[START RECORD EXCERPTS]
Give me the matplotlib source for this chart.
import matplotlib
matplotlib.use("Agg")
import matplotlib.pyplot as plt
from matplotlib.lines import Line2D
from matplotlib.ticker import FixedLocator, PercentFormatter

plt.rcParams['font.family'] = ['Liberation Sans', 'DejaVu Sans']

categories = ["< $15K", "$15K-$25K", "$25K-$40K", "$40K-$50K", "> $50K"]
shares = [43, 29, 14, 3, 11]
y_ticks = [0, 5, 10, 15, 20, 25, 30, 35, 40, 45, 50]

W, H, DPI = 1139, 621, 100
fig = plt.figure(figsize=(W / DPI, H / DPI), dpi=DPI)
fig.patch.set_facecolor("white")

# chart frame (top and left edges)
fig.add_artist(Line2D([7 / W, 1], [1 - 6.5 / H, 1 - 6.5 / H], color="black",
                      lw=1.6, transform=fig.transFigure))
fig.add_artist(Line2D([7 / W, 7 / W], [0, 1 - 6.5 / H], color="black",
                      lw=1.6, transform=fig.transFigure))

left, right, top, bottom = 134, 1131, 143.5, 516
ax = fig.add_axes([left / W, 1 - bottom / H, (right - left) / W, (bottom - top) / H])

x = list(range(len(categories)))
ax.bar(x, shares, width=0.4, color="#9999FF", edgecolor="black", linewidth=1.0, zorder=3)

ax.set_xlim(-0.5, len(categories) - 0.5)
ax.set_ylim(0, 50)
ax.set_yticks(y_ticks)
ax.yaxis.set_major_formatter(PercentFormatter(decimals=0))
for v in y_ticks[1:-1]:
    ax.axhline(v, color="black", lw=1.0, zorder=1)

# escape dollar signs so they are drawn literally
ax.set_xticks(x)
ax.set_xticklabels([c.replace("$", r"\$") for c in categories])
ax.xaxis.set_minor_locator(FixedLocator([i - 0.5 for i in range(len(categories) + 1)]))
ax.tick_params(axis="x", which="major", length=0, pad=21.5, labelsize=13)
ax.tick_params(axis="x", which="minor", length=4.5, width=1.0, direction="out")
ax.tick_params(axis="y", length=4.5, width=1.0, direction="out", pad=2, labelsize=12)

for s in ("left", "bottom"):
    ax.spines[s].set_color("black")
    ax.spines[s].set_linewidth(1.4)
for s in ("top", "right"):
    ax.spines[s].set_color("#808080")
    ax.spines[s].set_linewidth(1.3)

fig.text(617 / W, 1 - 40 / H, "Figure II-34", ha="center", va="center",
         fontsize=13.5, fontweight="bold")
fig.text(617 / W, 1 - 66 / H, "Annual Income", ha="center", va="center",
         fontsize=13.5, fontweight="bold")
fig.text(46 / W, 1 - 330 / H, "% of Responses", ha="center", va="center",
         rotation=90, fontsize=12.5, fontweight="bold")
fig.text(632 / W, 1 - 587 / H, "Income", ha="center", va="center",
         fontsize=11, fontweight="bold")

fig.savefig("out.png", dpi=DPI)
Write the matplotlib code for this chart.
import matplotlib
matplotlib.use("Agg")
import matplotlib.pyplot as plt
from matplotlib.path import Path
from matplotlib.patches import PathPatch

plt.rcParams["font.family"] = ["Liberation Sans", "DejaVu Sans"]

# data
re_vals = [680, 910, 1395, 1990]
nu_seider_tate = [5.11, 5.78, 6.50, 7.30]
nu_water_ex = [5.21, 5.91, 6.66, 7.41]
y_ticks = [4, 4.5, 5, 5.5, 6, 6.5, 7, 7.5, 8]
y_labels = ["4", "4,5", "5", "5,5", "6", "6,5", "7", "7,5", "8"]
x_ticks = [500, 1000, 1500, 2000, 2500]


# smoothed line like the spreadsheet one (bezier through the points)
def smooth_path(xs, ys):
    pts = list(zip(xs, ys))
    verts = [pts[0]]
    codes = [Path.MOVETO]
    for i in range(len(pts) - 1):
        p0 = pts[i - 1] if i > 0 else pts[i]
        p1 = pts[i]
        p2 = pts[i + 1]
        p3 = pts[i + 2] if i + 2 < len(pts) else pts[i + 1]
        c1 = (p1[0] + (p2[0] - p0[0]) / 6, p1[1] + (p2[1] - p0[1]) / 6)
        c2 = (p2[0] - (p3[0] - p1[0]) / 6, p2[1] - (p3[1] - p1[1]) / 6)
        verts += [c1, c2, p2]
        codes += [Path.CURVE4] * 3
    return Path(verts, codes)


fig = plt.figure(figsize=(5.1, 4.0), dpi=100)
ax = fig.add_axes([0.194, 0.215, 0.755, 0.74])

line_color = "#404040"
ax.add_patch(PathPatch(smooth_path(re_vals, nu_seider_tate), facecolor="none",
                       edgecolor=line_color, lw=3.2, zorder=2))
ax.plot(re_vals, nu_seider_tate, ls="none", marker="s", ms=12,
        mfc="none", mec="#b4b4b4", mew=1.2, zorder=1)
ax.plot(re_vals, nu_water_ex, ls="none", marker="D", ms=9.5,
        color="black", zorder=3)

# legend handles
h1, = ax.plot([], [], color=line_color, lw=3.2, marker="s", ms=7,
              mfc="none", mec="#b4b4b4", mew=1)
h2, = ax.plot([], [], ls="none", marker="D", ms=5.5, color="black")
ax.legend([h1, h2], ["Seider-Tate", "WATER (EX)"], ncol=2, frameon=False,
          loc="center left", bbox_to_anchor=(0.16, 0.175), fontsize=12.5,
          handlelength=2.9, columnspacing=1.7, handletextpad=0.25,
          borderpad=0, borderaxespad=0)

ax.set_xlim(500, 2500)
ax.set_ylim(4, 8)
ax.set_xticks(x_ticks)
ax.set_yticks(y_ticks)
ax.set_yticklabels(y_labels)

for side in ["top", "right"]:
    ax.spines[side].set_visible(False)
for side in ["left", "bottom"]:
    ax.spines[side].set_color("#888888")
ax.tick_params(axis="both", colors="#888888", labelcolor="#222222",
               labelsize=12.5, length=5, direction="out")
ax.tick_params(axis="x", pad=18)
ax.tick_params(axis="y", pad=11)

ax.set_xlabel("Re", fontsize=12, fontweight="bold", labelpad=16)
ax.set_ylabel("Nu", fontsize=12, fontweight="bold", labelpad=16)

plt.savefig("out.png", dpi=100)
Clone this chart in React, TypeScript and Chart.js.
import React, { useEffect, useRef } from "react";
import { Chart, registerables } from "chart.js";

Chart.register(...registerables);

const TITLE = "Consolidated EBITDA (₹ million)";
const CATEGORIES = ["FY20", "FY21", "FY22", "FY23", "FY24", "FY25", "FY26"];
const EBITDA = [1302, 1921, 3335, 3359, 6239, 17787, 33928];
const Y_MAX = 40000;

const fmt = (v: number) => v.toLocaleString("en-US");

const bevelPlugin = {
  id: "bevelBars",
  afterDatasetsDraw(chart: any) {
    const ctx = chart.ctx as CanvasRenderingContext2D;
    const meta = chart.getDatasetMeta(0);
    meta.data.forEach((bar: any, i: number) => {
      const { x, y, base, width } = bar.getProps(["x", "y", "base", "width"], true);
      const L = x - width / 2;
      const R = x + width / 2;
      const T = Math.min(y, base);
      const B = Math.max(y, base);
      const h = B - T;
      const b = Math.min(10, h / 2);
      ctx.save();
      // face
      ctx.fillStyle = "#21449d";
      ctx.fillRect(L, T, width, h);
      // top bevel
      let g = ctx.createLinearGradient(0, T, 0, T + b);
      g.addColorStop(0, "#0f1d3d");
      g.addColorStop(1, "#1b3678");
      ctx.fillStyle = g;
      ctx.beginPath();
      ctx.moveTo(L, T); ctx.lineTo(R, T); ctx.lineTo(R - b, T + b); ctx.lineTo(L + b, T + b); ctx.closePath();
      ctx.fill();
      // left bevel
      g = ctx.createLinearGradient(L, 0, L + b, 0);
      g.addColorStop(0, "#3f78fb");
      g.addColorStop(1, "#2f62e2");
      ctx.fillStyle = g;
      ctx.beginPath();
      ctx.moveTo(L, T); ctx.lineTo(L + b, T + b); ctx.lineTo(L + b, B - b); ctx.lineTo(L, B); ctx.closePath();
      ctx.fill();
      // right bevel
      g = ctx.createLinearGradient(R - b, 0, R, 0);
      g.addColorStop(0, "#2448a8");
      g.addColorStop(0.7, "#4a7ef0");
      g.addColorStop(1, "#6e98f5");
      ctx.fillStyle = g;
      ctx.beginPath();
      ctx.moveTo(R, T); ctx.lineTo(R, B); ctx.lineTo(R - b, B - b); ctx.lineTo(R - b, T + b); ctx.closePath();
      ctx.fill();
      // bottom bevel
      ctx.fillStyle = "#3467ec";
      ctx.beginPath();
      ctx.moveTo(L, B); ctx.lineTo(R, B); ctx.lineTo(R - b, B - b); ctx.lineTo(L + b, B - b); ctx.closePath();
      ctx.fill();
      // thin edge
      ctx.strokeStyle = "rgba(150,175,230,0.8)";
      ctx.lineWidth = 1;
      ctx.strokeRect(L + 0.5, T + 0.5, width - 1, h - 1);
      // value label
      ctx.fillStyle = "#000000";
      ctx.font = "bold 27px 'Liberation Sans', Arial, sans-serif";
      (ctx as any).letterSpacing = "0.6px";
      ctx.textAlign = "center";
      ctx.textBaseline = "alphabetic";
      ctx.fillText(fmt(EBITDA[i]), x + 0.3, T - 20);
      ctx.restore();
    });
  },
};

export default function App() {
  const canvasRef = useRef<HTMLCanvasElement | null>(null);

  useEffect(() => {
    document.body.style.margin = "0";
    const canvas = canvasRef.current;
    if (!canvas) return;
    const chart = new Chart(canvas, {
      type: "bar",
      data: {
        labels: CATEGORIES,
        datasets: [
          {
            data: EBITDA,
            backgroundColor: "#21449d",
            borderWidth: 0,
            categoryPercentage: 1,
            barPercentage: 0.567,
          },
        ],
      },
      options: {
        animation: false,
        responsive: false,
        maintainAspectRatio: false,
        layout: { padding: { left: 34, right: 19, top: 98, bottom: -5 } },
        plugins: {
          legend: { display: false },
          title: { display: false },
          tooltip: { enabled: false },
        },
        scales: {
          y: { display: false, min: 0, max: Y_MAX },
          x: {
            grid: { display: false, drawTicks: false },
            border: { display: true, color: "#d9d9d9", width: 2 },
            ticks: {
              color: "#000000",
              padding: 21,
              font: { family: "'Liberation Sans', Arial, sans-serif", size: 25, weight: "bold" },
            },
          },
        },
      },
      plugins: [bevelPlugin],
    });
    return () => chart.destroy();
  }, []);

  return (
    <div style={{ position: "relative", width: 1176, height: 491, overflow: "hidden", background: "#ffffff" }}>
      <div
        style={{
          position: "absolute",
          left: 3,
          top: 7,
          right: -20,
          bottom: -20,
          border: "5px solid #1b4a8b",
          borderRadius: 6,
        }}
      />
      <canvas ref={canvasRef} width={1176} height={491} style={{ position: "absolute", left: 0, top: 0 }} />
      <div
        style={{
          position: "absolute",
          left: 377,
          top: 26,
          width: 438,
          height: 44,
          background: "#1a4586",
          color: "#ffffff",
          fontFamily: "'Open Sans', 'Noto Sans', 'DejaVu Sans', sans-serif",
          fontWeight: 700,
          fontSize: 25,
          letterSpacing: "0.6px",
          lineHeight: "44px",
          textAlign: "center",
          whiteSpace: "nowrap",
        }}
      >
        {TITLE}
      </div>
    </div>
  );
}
[END RECORD EXCERPTS]
Output exactly the lines running from the line containing "Write the matplotlib code for this chart." through the line containing "ax = fig.add_axes([0.194, 0.215, 0.755, 0.74])", and only those lines.

Write the matplotlib code for this chart.
import matplotlib
matplotlib.use("Agg")
import matplotlib.pyplot as plt
from matplotlib.path import Path
from matplotlib.patches import PathPatch

plt.rcParams["font.family"] = ["Liberation Sans", "DejaVu Sans"]

# data
re_vals = [680, 910, 1395, 1990]
nu_seider_tate = [5.11, 5.78, 6.50, 7.30]
nu_water_ex = [5.21, 5.91, 6.66, 7.41]
y_ticks = [4, 4.5, 5, 5.5, 6, 6.5, 7, 7.5, 8]
y_labels = ["4", "4,5", "5", "5,5", "6", "6,5", "7", "7,5", "8"]
x_ticks = [500, 1000, 1500, 2000, 2500]


# smoothed line like the spreadsheet one (bezier through the points)
def smooth_path(xs, ys):
    pts = list(zip(xs, ys))
    verts = [pts[0]]
    codes = [Path.MOVETO]
    for i in range(len(pts) - 1):
        p0 = pts[i - 1] if i > 0 else pts[i]
        p1 = pts[i]
        p2 = pts[i + 1]
        p3 = pts[i + 2] if i + 2 < len(pts) else pts[i + 1]
        c1 = (p1[0] + (p2[0] - p0[0]) / 6, p1[1] + (p2[1] - p0[1]) / 6)
        c2 = (p2[0] - (p3[0] - p1[0]) / 6, p2[1] - (p3[1] - p1[1]) / 6)
        verts += [c1, c2, p2]
        codes += [Path.CURVE4] * 3
    return Path(verts, codes)


fig = plt.figure(figsize=(5.1, 4.0), dpi=100)
ax = fig.add_axes([0.194, 0.215, 0.755, 0.74])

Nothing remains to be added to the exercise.